Set Boundaries, and Stick to Them
"Setting boundaries is a crucial piece of the program," Margolin said. "The more you hold boundaries, the more you will see a shift in behavior." Gallant used screen time as an example. "If you tell your kid they have to put their iPad away, and then give in when they freak out, they learn that if they freak out more, they get what they want." Consistency is key. Boundaries take a lot of repetition, but your persistence will pay off.
Try the Timer Trick
This toddler trick is one of both Margolin and Gallant's favorite tips — try it on literally anything. Little one doesn't want to leave the playground? Have them set a timer for three minutes. When the timer goes off, time to go! You will be amazed at how fast your kid skips to the car. Toddler doesn't want to transition from playtime to lunch time? Timer! Have them set it for a few minutes, and like magic, they'll happily go eat lunch when the timer goes off.

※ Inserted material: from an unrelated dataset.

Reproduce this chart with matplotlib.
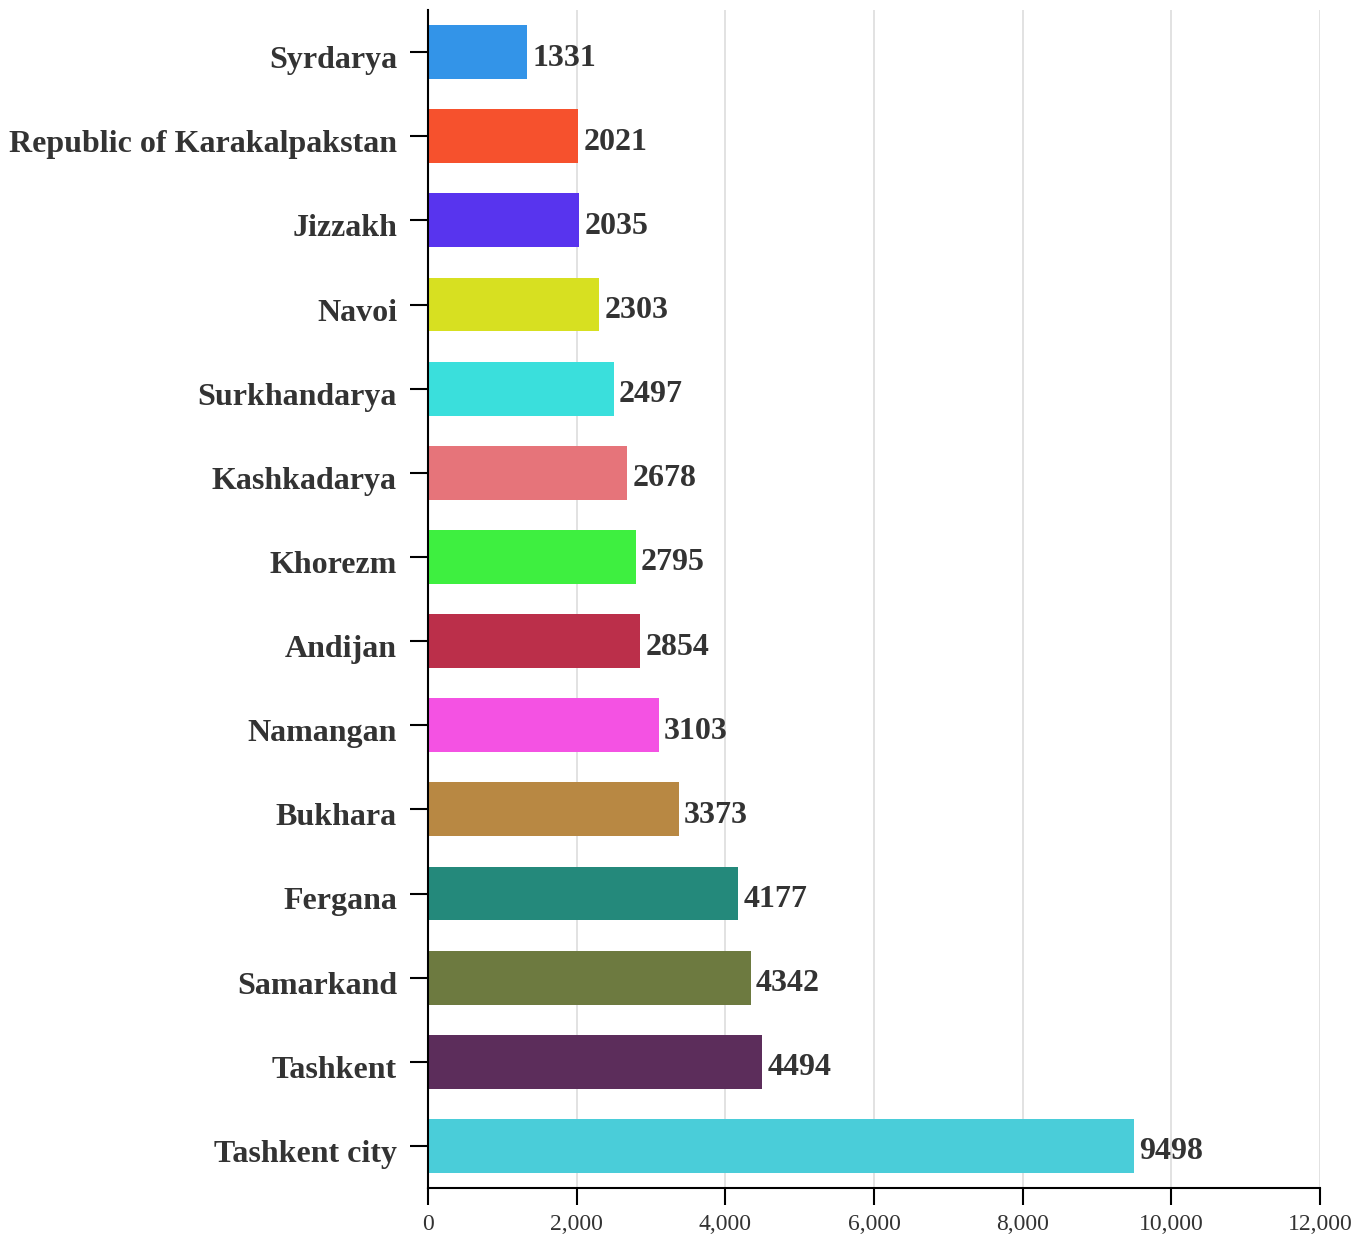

"OK the feeling, then have them set the timer," Deena said. "This is our favorite trick because it works right away!" It works because you're setting up expectations. There's no meltdown because your toddler has been warned of what exactly is about to happen.
Let Yourself Have a Meltdown
Sometimes you're going to feel overwhelmed as a parent, no matter how many tips or tricks you have in your parenting arsenal. "Feeling empowered is so important, and our course helps you feel that way," Gallant said. "When you know how to stay calm and in control, things feel easier."
For the times when you're at the end of your patience, recognize it and take some time for you. "We're big fans of the cry walk," Margolin said. "Go on a walk alone, and let it all out." And if you don't have a partner or enough help to be able to do that, prioritize restoring activities after bedtime, and let the guilt go. The laundry can wait, but your feelings can't!